I had always wanted to go to Ijen Crater. This magical crater is not as well known as Mt. Bromo to Indonesians, yet it is famous amongst French.
I made it to Mt. Ijen on the 18th October 2011 during my 7-day overland trip on Java with my friend. I could say it was last-minutes decision that we finally went to Ijen. It was not so easy to get information on how to reach Ijen by public transport. On the 16th October 2011 I was on Mt. Bromo where I got information that the hotel where I was staying could arrange a transport from Bromo-Bondowoso-Ijen-Probolinggo for Rp 300,000. It was not a bad deal I thought, so my friend and I decided to take the chance and booked the trip. After booking the trip, another issue that came up was how to find a hotel. From my little research before going on trip, I found out 2 lodgings; Arabica Homestay and Catimor Homestay. After a little talk with fellow travellers during dinner, we decided to stay at Catimor. We took standard room for Rp 135,000 per night.
On the 17th morning, we were leaving Bromo and heading to Ijen. Besides us, there were 4 Russians tourists sharing the car. The road from Bondowoso to Ijen was terrible, though the view I saw is magnificent. At a point, the car had to stop to cool the engine. We finally reached Catimor after dark. It is located in the middle of coffee plantation and is a beautiful small hostel. The room was decent and was better than what I had imagined.

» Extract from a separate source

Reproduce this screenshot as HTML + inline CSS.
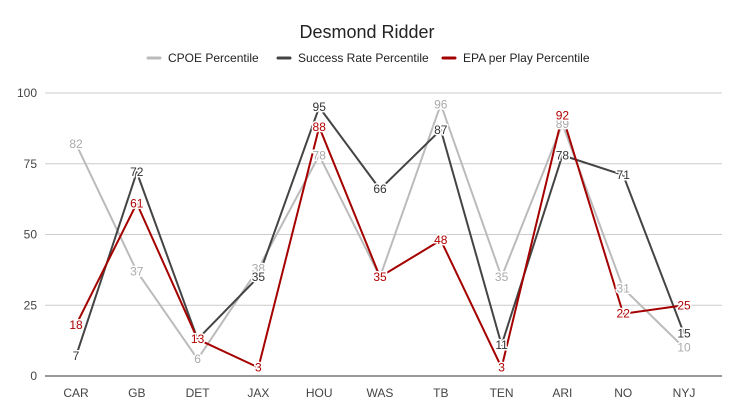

We left Catimor at 4 am to go to Ijen. I had to pay Rp 5,000 for the entrance ticket and Rp 35,000 for my camera. From the parking area we supposed to walk for about 1.5 hours. The track was slippery, yet the sulphur miners were walking as if it were nothing but a smooth track. The view along the way to the crater was awesome, unfortunately it was foggy. The wind was blowing hard. Despite the low temperature, I felt really hot; thanks to the gruesome path and my red chucks. It was kind of stupid to hike with Converse sneakers indeed. The sky was grey and dull, but the velvet green scenery was indulging my eyes. All along the way we passed sulphur miners who greeted us. Some of them even spoke French fluently. On this way up we met Slamet, a young sulphur miner with 2 children. From him, we got some interesting facts on Mt. Ijen and the life of sulphur miners.
After hiking for 1.5 hours finally we arrived at the rim of the turquoise crater of Ijen. There we decided to go down to the crater to have a closer look. It was against the rule, but it seemed nobody cared about that. The way down to the crater was very slippery and tiny. When we passed the miners who were carrying sulphur baskets, we had to give them way and put ourselves in difficult position.
We had the chance to see sulphur miners working from near distance. So near that when the wind blew, we were suddenly surrounded by thick sulphuric smoke. It felt really bad because when I tried to breathe, the smoke burned my throat. I wonder how these people could endure all this hardship and still be friendly and happy only with minimum equipments.
At 8 am, we were leaving the crater as our van was scheduled to leave Mt. Ijen at 10 am. I fell down several times on the way down to the parking ground. I found it easier to keep myself standing while running than to walking. So I decided to run all the way back to the van, leaving nothing but my footprints and dust behind me.